O PT repetiu durante meses o mantra segundo o qual "eleição sem Lula é fraude". Amparados em pesquisas que apontavam a capacidade dessa estratégia de unir o eleitorado petista na fase preliminar à campanha de primeiro turno, dirigentes da legenda levaram à exaustão todos os recursos para tentar garantir o nome do ex-presidente Luiz Inácio Lula da Silva nas urnas. No entanto, como previsto, o PT não só substituiu Lula por Fernando Haddad na cabeça de chapa, como agora, com o crescimento do ex-prefeito de São Paulo nas pesquisas de intenção de voto, critica qualquer questionamento à lisura do pleito.

Há ainda os candidatos que não querem nem saber qual será o perfil do próximo Congresso e já antecipam: se eleitos, buscarão governar apenas "com os melhores", por meio de consultas populares ou referendos.

Diante da omissão da classe política, o Judiciário deveria chamar a responsabilidade para si. É verdade que teria maior facilidade para executar essa missão, caso não houvesse contribuído para o acirramento desse clima de desconfiança, ao inviabilizar a impressão do que será digitado pelos eleitores nos dias 7 e 28 de outubro, sob o argumento de que a medida poderia colocar em risco o sigilo do voto.

Seja qual for o resultado colhido das urnas, o próximo presidente precisará adotar imediatamente um discurso de pacificação e união nacional.
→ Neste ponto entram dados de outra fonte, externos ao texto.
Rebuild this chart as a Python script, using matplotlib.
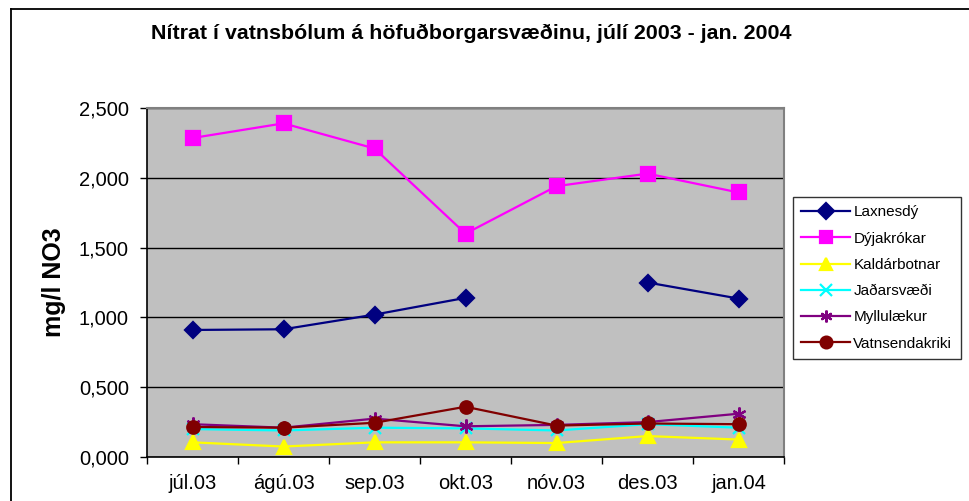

Os candidatos derrotados devem evitar o caminho mais fácil, o de colocar em xeque o resultado do pleito.

Com o enfraquecimento e a crise das instituições, há o risco de a legitimidade de um futuro governo estar assentada apenas na pessoa do presidente da República, suas supostas qualidades individuais e carisma. Receita perfeita para o surgimento de governantes populistas, a contratação de crises futuras e novamente a frustração de um processo sustentável de recuperação econômica.

Voto útil
Aposta da candidatura do PSDB para reagir e conseguir passar ao segundo turno da eleição presidencial, o voto útil enfrenta até agora um obstáculo prático.

Na visão de tucanos, o cenário mais favorável seria uma eventual desistência de Henrique Meirelles (MDB), João Amoêdo (Novo) ou Alvaro Dias (Pode) em favor de uma frente de centro-direita capaz de aglutinar apoios suficientes para ultrapassar o PT no primeiro e derrotar Jair Bolsonaro no segundo turno.

Alvaro Dias tem mandato de senador até 2023 e, portanto, nada a perder permanecendo numa disputa nacional. Meirelles e Amoêdo estão pagando suas respectivas campanhas com recursos próprios. Podem até, desta vez, terem investido mal. Mas não costumam rasgar dinheiro.